Avis sur le pola : La couleur de la peau, de Ramon Diaz-Eterovic
Dans son dernier roman, La couleur de la peau, Ramon Diaz-Eterovic confirme son aptitude à composer des histoires définitivement sombres, mais toujours très humaines. L'écrivain chilien nous invite cette fois à explorer, en compagnie du privé Heredia et de son chat Simenon, les bas-fonds de Santiago autant que les consciences des êtres qui y rodent.
Les bienfaits de la lenteur (et d'un verre (ou deux) de vin)
C'est avec un plaisir non dissimulé (et qui va crescendo) qu'on retrouve dans La couleur de la peau, le privé chilien Heredia, personnage à la Mike Hammer, inventé par l'écrivain Ramon Diaz-Eterovic, et avec lequel on avait fait connaissance dans La Mort se lève tôt et Les yeux du coeur.
Heredia est toujours détective.
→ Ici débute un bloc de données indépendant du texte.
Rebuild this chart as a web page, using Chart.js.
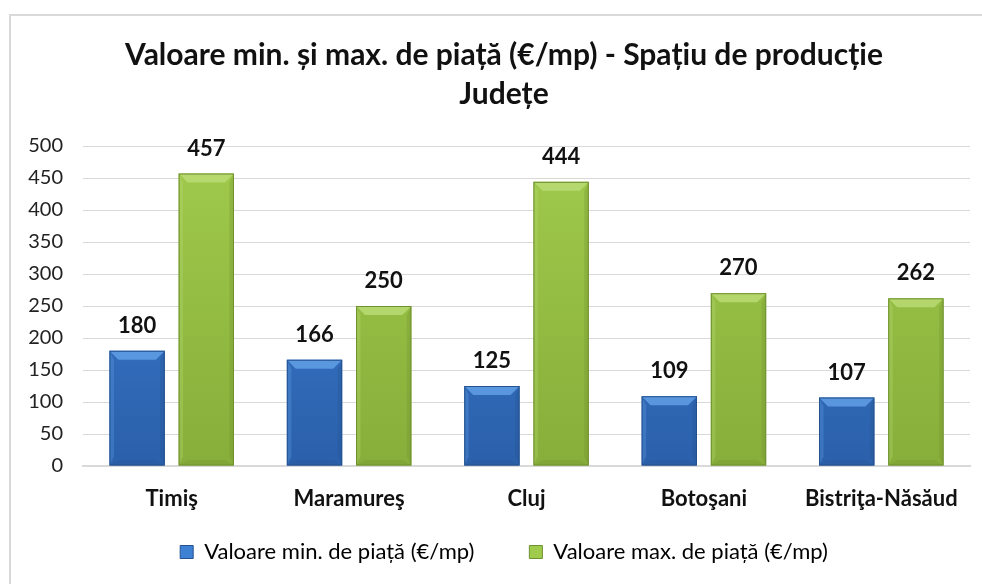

Il a toujours un chat célèbre, Simenon, avec lequel il dialogue (le chat répond, attention, et pourrait tenir la dragée haute au Chat Mürr) et échange sur le cours du monde comme dans un café de philosophie. Heredia est toujours plus ou moins alcoolique, vieillissant, ventripotent ; un amateur de jolies femmes qui porte sur lui la séduction des âmes désabusées et le charme lourd d'une vie davantage ponctuée de ratages que de victoires. Heredia lutte contre la corruption, lève des secrets gros comme des montagnes et se laisse mener par la vie.
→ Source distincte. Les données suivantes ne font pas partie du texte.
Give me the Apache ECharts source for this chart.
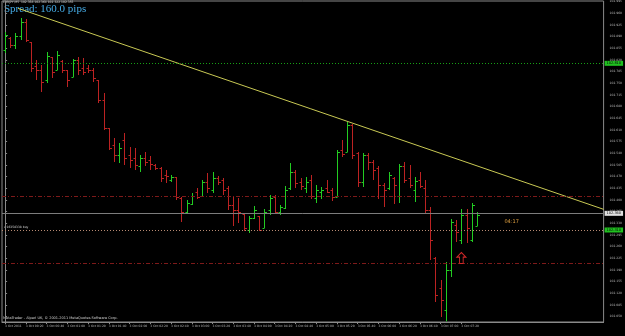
<!DOCTYPE html>
<html>
<head>
<meta charset="utf-8">
<title>EURJPY,M5</title>
<script src="https://cdn.jsdelivr.net/npm/echarts@6.0.0/dist/echarts.min.js"></script>
<style>
  html, body { margin: 0; padding: 0; background: #000; }
  #chart { width: 625px; height: 336px; }
</style>
</head>
<body>
<div id="chart"></div>
<script>
// OHLC of the M5 bars (bar 0 = 3 Oct 00:00)
const open = [
  102.850, 102.886, 102.865, 102.892, 102.934, 102.874, 102.802, 102.790, 102.760, 102.829,
  102.790, 102.817, 102.790, 102.769, 102.820, 102.796, 102.796, 102.790, 102.760, 102.700,
  102.616, 102.565, 102.535, 102.580, 102.535, 102.526, 102.502, 102.526, 102.520, 102.505,
  102.496, 102.475, 102.460, 102.469, 102.406, 102.364, 102.388, 102.424, 102.412, 102.454,
  102.430, 102.466, 102.460, 102.436, 102.385, 102.370, 102.358, 102.310, 102.346, 102.352,
  102.316, 102.370, 102.409, 102.364, 102.376, 102.436, 102.484, 102.454, 102.436, 102.460,
  102.406, 102.424, 102.436, 102.430, 102.409, 102.550, 102.544, 102.625, 102.541, 102.454,
  102.535, 102.514, 102.496, 102.445, 102.436, 102.466, 102.412, 102.502, 102.466, 102.430,
  102.460, 102.436, 102.370, 102.226, 102.136, 102.070, 102.190, 102.325, 102.280, 102.355,
  102.280, 102.322
];
const high = [
  102.904, 102.889, 102.901, 102.946, 102.943, 102.874, 102.820, 102.805, 102.844, 102.829,
  102.847, 102.820, 102.790, 102.823, 102.829, 102.826, 102.805, 102.796, 102.760, 102.721,
  102.616, 102.586, 102.571, 102.601, 102.559, 102.556, 102.535, 102.544, 102.532, 102.508,
  102.499, 102.490, 102.475, 102.469, 102.409, 102.400, 102.421, 102.436, 102.460, 102.481,
  102.484, 102.472, 102.466, 102.442, 102.409, 102.406, 102.361, 102.352, 102.382, 102.352,
  102.373, 102.415, 102.415, 102.385, 102.442, 102.511, 102.490, 102.466, 102.469, 102.475,
  102.445, 102.439, 102.460, 102.436, 102.550, 102.580, 102.634, 102.628, 102.544, 102.541,
  102.541, 102.520, 102.502, 102.451, 102.484, 102.469, 102.508, 102.514, 102.505, 102.469,
  102.484, 102.460, 102.379, 102.229, 102.160, 102.214, 102.343, 102.340, 102.373, 102.373,
  102.391, 102.364
];
const low = [
  102.841, 102.856, 102.853, 102.880, 102.874, 102.784, 102.760, 102.724, 102.751, 102.766,
  102.790, 102.781, 102.739, 102.769, 102.775, 102.775, 102.781, 102.754, 102.691, 102.610,
  102.550, 102.514, 102.511, 102.505, 102.496, 102.490, 102.484, 102.502, 102.490, 102.490,
  102.454, 102.451, 102.454, 102.400, 102.334, 102.361, 102.385, 102.403, 102.409, 102.421,
  102.421, 102.445, 102.415, 102.370, 102.322, 102.331, 102.307, 102.301, 102.343, 102.307,
  102.316, 102.355, 102.361, 102.355, 102.373, 102.430, 102.436, 102.430, 102.421, 102.403,
  102.391, 102.403, 102.421, 102.397, 102.409, 102.529, 102.544, 102.523, 102.439, 102.439,
  102.490, 102.460, 102.403, 102.379, 102.430, 102.388, 102.391, 102.451, 102.436, 102.394,
  102.436, 102.361, 102.220, 102.094, 102.049, 102.036, 102.169, 102.274, 102.268, 102.271,
  102.274, 102.322
];
const close = [
  102.895, 102.865, 102.892, 102.934, 102.880, 102.796, 102.790, 102.754, 102.832, 102.784,
  102.835, 102.790, 102.760, 102.820, 102.790, 102.784, 102.790, 102.766, 102.700, 102.616,
  102.556, 102.535, 102.556, 102.526, 102.520, 102.505, 102.526, 102.514, 102.508, 102.496,
  102.466, 102.472, 102.469, 102.409, 102.364, 102.391, 102.412, 102.409, 102.454, 102.436,
  102.466, 102.454, 102.430, 102.385, 102.370, 102.364, 102.316, 102.346, 102.370, 102.310,
  102.364, 102.406, 102.364, 102.379, 102.430, 102.484, 102.451, 102.442, 102.454, 102.412,
  102.430, 102.430, 102.424, 102.409, 102.544, 102.538, 102.625, 102.535, 102.454, 102.535,
  102.514, 102.490, 102.445, 102.430, 102.475, 102.445, 102.502, 102.460, 102.445, 102.457,
  102.442, 102.370, 102.280, 102.115, 102.100, 102.190, 102.334, 102.304, 102.355, 102.316,
  102.385, 102.355
];

// axis ticks
const priceTicks = [
  102.995, 102.960, 102.925, 102.890, 102.855, 102.820, 102.785, 102.750, 102.715, 102.680,
  102.645, 102.610, 102.575, 102.540, 102.505, 102.470, 102.435, 102.400, 102.365, 102.330,
  102.295, 102.260, 102.225, 102.190, 102.155, 102.120, 102.085, 102.050
];
const timeTicks = [0, 4, 8, 12, 16, 20, 24, 28, 32, 36, 40, 44, 48, 52, 56, 60, 64, 68, 72, 76, 80, 84, 88];
const timeLabels = [
  "3 Oct 2011", "3 Oct 00:20", "3 Oct 00:40", "3 Oct 01:00", "3 Oct 01:20", "3 Oct 01:40",
  "3 Oct 02:00", "3 Oct 02:20", "3 Oct 02:40", "3 Oct 03:00", "3 Oct 03:20", "3 Oct 03:40",
  "3 Oct 04:00", "3 Oct 04:20", "3 Oct 04:40", "3 Oct 05:00", "3 Oct 05:20", "3 Oct 05:40",
  "3 Oct 06:00", "3 Oct 06:20", "3 Oct 06:40", "3 Oct 07:00", "3 Oct 07:20"
];

// levels drawn on the chart
const trendLine = [[2.5, 102.975], [115.43, 102.372]];
const levelGreen = 102.814;
const levelRed = [102.409, 102.208];
const bidPrice = 102.355;
const orderPrice = 102.310;

const chart = echarts.init(document.getElementById("chart"));

const bars = open.map((o, i) => [i, o, high[i], low[i], close[i]]);

// one MT4 style bar: high-low stick, open tick left, close tick right
const renderBar = (params, api) => {
  const i = api.value(0);
  const o = api.coord([i, api.value(1)]);
  const h = api.coord([i, api.value(2)]);
  const l = api.coord([i, api.value(3)]);
  const c = api.coord([i, api.value(4)]);
  const color = api.value(4) >= api.value(1) ? "#22cc22" : "#bc2222";
  const x = Math.round(h[0]) + 0.5;
  const st = { stroke: color, lineWidth: 1 };
  return {
    type: "group",
    children: [
      { type: "line", shape: { x1: x, y1: h[1], x2: x, y2: l[1] }, style: st },
      { type: "line", shape: { x1: x - 2, y1: Math.round(o[1]) + 0.5, x2: x, y2: Math.round(o[1]) + 0.5 }, style: st },
      { type: "line", shape: { x1: x, y1: Math.round(c[1]) + 0.5, x2: x + 2.5, y2: Math.round(c[1]) + 0.5 }, style: st }
    ]
  };
};

const boxLabel = (bg) => ({
  show: true,
  position: "end",
  distance: 1,
  formatter: (p) => p.value.toFixed(3),
  color: "#000",
  backgroundColor: bg,
  fontSize: 3.5,
  fontFamily: "DejaVu Sans",
  padding: [1, 2, 0, 2]
});

const option = {
  backgroundColor: "#000",
  animation: false,
  grid: { left: 2, right: 19, top: 1, bottom: 14, show: true, borderColor: "#8a8a8a", borderWidth: 1 },
  xAxis: {
    type: "value",
    min: -0.6,
    max: 115.43,
    splitLine: { show: false },
    axisLine: { lineStyle: { color: "#8a8a8a" } },
    axisTick: { customValues: timeTicks, length: 2, lineStyle: { color: "#8a8a8a" } },
    axisLabel: {
      customValues: timeTicks,
      formatter: (v) => timeLabels[timeTicks.indexOf(Math.round(v))] || "",
      color: "#b8b8b8",
      fontSize: 3,
      fontFamily: "DejaVu Sans",
      align: "left",
      margin: 3
    }
  },
  yAxis: {
    type: "value",
    position: "right",
    min: 102.034,
    max: 102.997,
    splitLine: { show: false },
    axisLine: { show: true, lineStyle: { color: "#8a8a8a" } },
    axisTick: { show: true, customValues: priceTicks, length: 2, lineStyle: { color: "#8a8a8a" } },
    axisLabel: {
      customValues: priceTicks,
      formatter: (v) => v.toFixed(3),
      color: "#b8b8b8",
      fontSize: 3,
      fontFamily: "DejaVu Sans",
      margin: 6
    }
  },
  graphic: [
    { type: "text", left: 3, top: 1, style: { text: "EURJPY,M5  102.358 102.364 102.322 102.355", fill: "#d0d0d0", font: "3px DejaVu Sans" } },
    { type: "text", left: 4, top: 4, style: { text: "Spread: 160.0 pips", fill: "#45aae4", font: "11px 'Liberation Serif'" } },
    { type: "text", left: 4, top: 226, style: { text: "#16358338 buy", fill: "#d8d8d8", font: "3px DejaVu Sans" } },
    { type: "text", left: 3, top: 316, style: { text: "MetaTrader - Alpari UK, \u00a9 2001-2011 MetaQuotes Software Corp.", fill: "#d0d0d0", font: "3.5px DejaVu Sans" } }
  ],
  series: [
    {
      name: "levels",
      type: "line",
      data: trendLine,
      showSymbol: false,
      lineStyle: { color: "#c9c954", width: 1 },
      markLine: {
        symbol: "none",
        silent: true,
        label: { show: false },
        data: [
          { yAxis: levelGreen, lineStyle: { color: "#16a016", type: [1, 2], width: 1 }, label: boxLabel("#20c020") },
          { yAxis: levelRed[0], lineStyle: { color: "#7e1a1a", type: [4, 2, 1, 2], width: 1 } },
          { yAxis: levelRed[1], lineStyle: { color: "#7e1a1a", type: [4, 2, 1, 2], width: 1 } },
          { yAxis: bidPrice, lineStyle: { color: "#7c7c7c", type: "solid", width: 1 }, label: boxLabel("#e0e0e0") },
          { yAxis: orderPrice, lineStyle: { color: "#b88a72", type: [1, 2], width: 1 }, label: boxLabel("#20c020") }
        ]
      },
      markPoint: {
        silent: true,
        data: [
          {
            coord: [96.3, 102.334],
            symbol: "circle",
            symbolSize: 0,
            label: { show: true, position: "right", distance: 0, formatter: "04:17", color: "#e0a040", fontSize: 5, fontFamily: "DejaVu Sans" }
          },
          {
            coord: [88.0, 102.226],
            symbol: "path://M5,0 L10,5 L7,5 L7,12 L3,12 L3,5 L0,5 Z",
            symbolSize: [9, 11],
            itemStyle: { color: "rgba(0,0,0,0)", borderColor: "#d02828", borderWidth: 1 },
            label: { show: false }
          }
        ]
      }
    },
    {
      name: "EURJPY",
      type: "custom",
      renderItem: renderBar,
      data: bars,
      encode: { x: 0, y: [1, 2, 3, 4] }
    }
  ]
};

chart.setOption(option);
</script>
</body>
</html>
Ses enquêtes sont prodigieusement passionnantes alors qu'elles évoluent à la vitesse d'un Derrick au galop : Heredia prend son temps (il n'est pas payé à l'heure, voire pas payé du tout), s'arrête immanquablement toutes les 5 ou 7 pages pour boire un coup jusqu'au bout de la nuit avec des personnages secondaires (clochards magnifiques, flics savants à la retraite, journalistes justiciers, truands qui ont une dette envers lui), qui font eux aussi le charme climatique des intrigues de Diaz-Eterovic.
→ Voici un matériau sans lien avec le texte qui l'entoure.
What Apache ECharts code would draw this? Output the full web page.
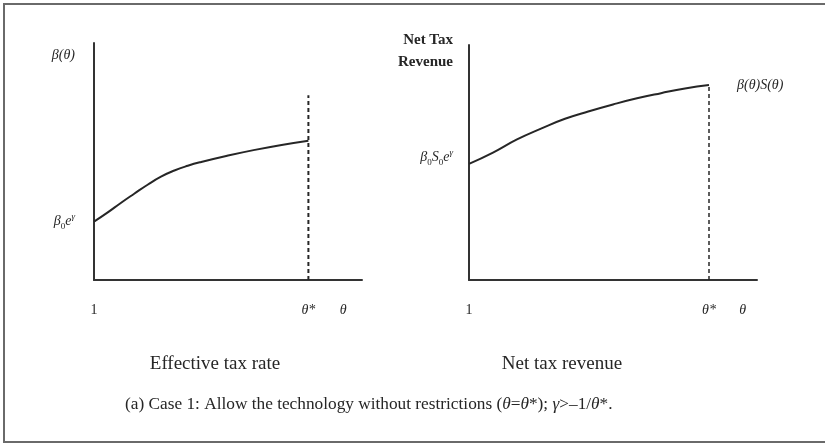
<!DOCTYPE html>
<html><head><meta charset="utf-8">
<script src="https://cdn.jsdelivr.net/npm/echarts@6/dist/echarts.min.js"></script>
<style>html,body{margin:0;padding:0;background:#fff}#c{width:825px;height:443px}</style>
</head><body><div id="c"></div>
<script>
// ---- data ----
const leftX = [1, 1.5, 2, 2.5, 3, 3.5, 4, 4.5, 5, 6, 7, 8, 9];
const leftY = [24.6, 28.4, 32.5, 36.4, 40.2, 43.6, 46.2, 48.2, 49.8, 52.5, 54.9, 57.0, 58.8];
const leftThetaStar = 9;
const leftDashTop = 78;
const rightX = [1, 2, 3, 4, 5, 6, 7, 8, 9, 10, 11];
const rightY = [49.4, 54.2, 59.8, 64.4, 68.6, 71.8, 74.7, 77.3, 79.5, 81.5, 83.0];
const rightThetaStar = 11;
const leftXTicks = [1, 9, 10.3];
const leftXTickLabels = ['1', '{i|θ*}', '{i|θ}'];
const rightXTicks = [1, 11, 12.4];
const rightXTickLabels = ['1', '{i|θ*}', '{i|θ}'];
const leftYTicks = [24.6, 95];
const leftYTickLabels = ['{i|β}{sub|0}{i|e}{sup|γ}', '{i|β(θ)}'];
const rightYTicks = [52, 97.4];
const rightYTickLabels = ['{i|β}{sub|0}{i|S}{sub|0}{i|e}{sup|γ}', '{b|Net Tax}\n{b|Revenue}'];
const endLabelText = 'β(θ)S(θ)';
const subtitleLeft = 'Effective tax rate';
const subtitleRight = 'Net tax revenue';
const caption = '(a) Case 1: Allow the technology without restrictions ({i|θ}={i|θ}*); {i|γ}>–1/{i|θ}*.';

const FONT = '"Liberation Serif", "Times New Roman", serif';
const INK = '#262626';
const rich = {
  i: {fontStyle: 'italic', fontSize: 14, fontFamily: FONT, color: INK},
  sub: {fontSize: 9, fontFamily: FONT, color: INK, verticalAlign: 'bottom', lineHeight: 19},
  sup: {fontStyle: 'italic', fontSize: 9, fontFamily: FONT, color: INK, verticalAlign: 'top', lineHeight: 19},
  b: {fontSize: 15, fontFamily: FONT, color: INK, fontWeight: 'bold', lineHeight: 22, align: 'right'}
};
function lookup(vals, labels) {
  return function (v) {
    for (let k = 0; k < vals.length; k++) if (Math.abs(vals[k] - v) < 1e-6) return labels[k];
    return '';
  };
}
function xAxisCfg(idx, max, ticks, labels) {
  return {
    type: 'value', gridIndex: idx, min: 1, max: max,
    axisLine: {show: true, lineStyle: {color: '#333', width: 2}},
    axisTick: {show: false}, splitLine: {show: false},
    axisLabel: {customValues: ticks, formatter: lookup(ticks, labels), margin: 23,
      fontFamily: FONT, fontSize: 14, color: INK, rich: rich}
  };
}
function yAxisCfg(idx, ticks, labels, margin) {
  return {
    type: 'value', gridIndex: idx, min: 0, max: 100,
    axisLine: {show: true, lineStyle: {color: '#333', width: 2}},
    axisTick: {show: false}, splitLine: {show: false},
    axisLabel: {customValues: ticks, formatter: lookup(ticks, labels), margin: margin,
      fontFamily: FONT, fontSize: 14, color: INK, rich: rich, align: 'right'}
  };
}
const chart = echarts.init(document.getElementById('c'), null, {renderer: 'canvas'});
chart.setOption({
  backgroundColor: '#fff',
  animation: false,
  title: [
    {text: subtitleLeft, left: 210, top: 350, textAlign: 'center',
      textStyle: {fontFamily: FONT, fontSize: 19, fontWeight: 'normal', color: INK}},
    {text: subtitleRight, left: 557, top: 350, textAlign: 'center',
      textStyle: {fontFamily: FONT, fontSize: 19, fontWeight: 'normal', color: INK}},
    {text: caption, left: 120, top: 391,
      textStyle: {fontFamily: FONT, fontSize: 17.3, fontWeight: 'normal', color: INK,
        rich: {i: {fontStyle: 'italic', fontSize: 17.3, fontFamily: FONT, color: INK}}}}
  ],
  graphic: [{type: 'rect', shape: {x: 4, y: 4, width: 840, height: 438},
    style: {fill: null, stroke: '#6a6a6a', lineWidth: 2}, silent: true}],
  grid: [
    {left: 94, top: 43, width: 268, height: 237},
    {left: 469, top: 45, width: 288, height: 235}
  ],
  xAxis: [xAxisCfg(0, 11, leftXTicks, leftXTickLabels), xAxisCfg(1, 13, rightXTicks, rightXTickLabels)],
  yAxis: [yAxisCfg(0, leftYTicks, leftYTickLabels, 19), yAxisCfg(1, rightYTicks, rightYTickLabels, 16)],
  series: [
    {type: 'line', xAxisIndex: 0, yAxisIndex: 0, showSymbol: false, smooth: true,
      data: leftX.map((x, k) => [x, leftY[k]]), lineStyle: {color: INK, width: 2}},
    {type: 'line', xAxisIndex: 0, yAxisIndex: 0, showSymbol: false,
      data: [[leftThetaStar, 0], [leftThetaStar, leftDashTop]],
      lineStyle: {color: INK, width: 2, type: [4, 3]}},
    {type: 'line', xAxisIndex: 1, yAxisIndex: 1, showSymbol: false, smooth: true,
      data: rightX.map((x, k) => [x, rightY[k]]), lineStyle: {color: INK, width: 2},
      endLabel: {show: true, formatter: endLabelText, distance: 28, fontFamily: FONT,
        fontStyle: 'italic', fontSize: 14, color: INK}},
    {type: 'line', xAxisIndex: 1, yAxisIndex: 1, showSymbol: false,
      data: [[rightThetaStar, 0], [rightThetaStar, rightY[rightY.length - 1]]],
      lineStyle: {color: INK, width: 1.5, type: [4, 3]}}
  ]
});
</script></body></html>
"La pâquerette dans la fange"
Dans cette nouvelle aventure, Heredia accepte d'enquêter sur la disparition mystérieuse d'un jeune péruvien à la demande de son frère exilé comme lui pour travailler à Santiago du Chili. On découvre alors (on l'ignorait, comme à peu près tout de ce pays) que le Péruvien est au Chilien ce qu'était pour nous (jusqu'à un hier qu'on se gardera bien de dater) l'immigré africain ou maghrébin pour le Français : une sorte de main d'œuvre sous-humaine pas chère, corvéable à merci et qu'on accuse régulièrement d'ôter le pain de la bouche des natifs. Les Péruviens sont légions à Santiago et font l'objet de manifestations d'hostilité de plus en plus violentes au fil des années. L'enquête mène Heredia à filer plusieurs pistes assez exaltantes : salles de jeux clandestines, trafic de cocaïne, racisme ordinaire, le tout emballé dans des histoires de famille pas très folichonnes.
Parmi les moments de grâce de ce roman impeccable, la rencontre amoureuse (sans espoir) entre le privé et une jeune et jolie serveuse de bar, Violeta, constitue un temps de suspension romantique sur lequel on ne crachera pas. Entre l'amitié du kiosquier Anselmo, les balades lugubres dans le Santiago des bas-fonds, La Couleur de la Peau transpire la mélancolie existentielle sur chaque page, sans jamais céder sur la qualité de son intrigue.
C'est dans cette alchimie savante entre récit policier et pérégrinations crépusculaires que repose le talent de romancier de Diaz-Eterovic. Heredia est un compagnon de dérive incomparable, un de ces grands privés de roman qu'on suit pour ce qu'ils nous donnent : du temps, de l'ombre et un idéal en miettes. Il faut aimer descendre assez bas dans l'âme humaine pour aimer Heredia, il faut aimer souffrir et sentir le poids de son corps qui s'alourdit avec le temps, mais aussi être capable de voir l'étincelle qui crépite dans la nuit, la pâquerette dans la fange, et cetera, et cetera.